FOJ 2214 Knapsack problem 第六届福建省大学生程序设计竞赛 C 01背包DP变种

Knapsack problem
Accept: 202    Submit: 817
Time Limit: 3000 mSec    Memory Limit : 32768 KB


 Problem Description


Given a set of n items, each with a weight w[i] and a value v[i], determine a way to choose the items into a knapsack so that the total weight is less than or equal to a given limit B and the total value is as large as possible. Find the maximum total value. (Note that each item can be only chosen once).


 Input


The first line contains the integer T indicating to the number of test cases.


For each test case, the first line contains the integers n and B.


Following n lines provide the information of each item.


The i-th line contains the weight w[i] and the value v[i] of the i-th item respectively.


1 <= number of test cases <= 100


1 <= n <= 500


1 <= B, w[i] <= 1000000000


1 <= v[1]+v[2]+...+v[n] <= 5000


All the inputs are integers.


 Output


For each test case, output the maximum value.


 Sample Input


1
5 15
12 4
2 2
1 1
4 10
1 2
 Sample Output


15
 Source


第六届福建省大学生程序设计竞赛-重现赛（感谢承办方华侨大学）

题意：01背包，但是背包重量非常大。

思路：不能用传统的公式，题目限制价值总和小于5000，所以可以用价值来dp。
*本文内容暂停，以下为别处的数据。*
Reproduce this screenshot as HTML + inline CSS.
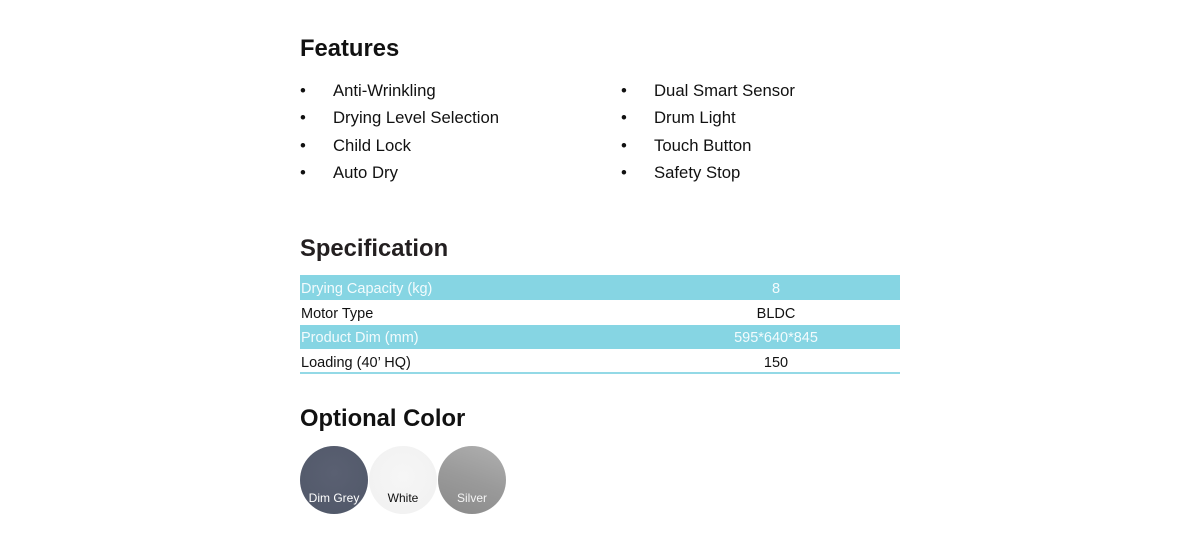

dp[i]代表价值总和不大于i的重量的最小值

dp[j] = min(dp[j],dp[j-val[i]]+w[i]);

#include <iostream>
#include <stdio.h>
#include <math.h>
#include <stdlib.h>
#include <string>
#include <string.h>
#include <algorithm>
#include <vector>
#include <queue>
#include <iomanip>
#include <time.h>
#include <set>
#include <map>
#include <stack>
using namespace std;
typedef long long LL;
const int INF=0x7fffffff;
const int MAX_N=10000;
const long long BIG=0x3fffffffffffffff;

int val[5005];
long long w[509];
long long dp[5009];//价值不大于i的重量的最小值


int T,n,b;
int main(){
    cin>>T;
    while(T--){
        cin>>n>>b;
        for(int i=0;i<n;i++){
            scanf("%I64d%d",&w[i],&val[i]);
        }


        fill(dp,dp+5001,BIG);
        dp[0]=0;
        for(int i = 0;i<n;i++){
            for(int j = 5000;j>=val[i];j--){
                dp[j] = min(dp[j],dp[j-val[i]]+w[i]);
            }
        }

        long long ans=0;
        for(int i=5000;i>=0;i--){
           // cout<<dp[i]<<endl;
            if(dp[i]<=b){
                ans=i;
                break;
            }
        }
        cout<<ans<<endl;
    }
    return 0;
}

/*
1
5 15
12 4
2 2
1 1
4 10
1 2

*/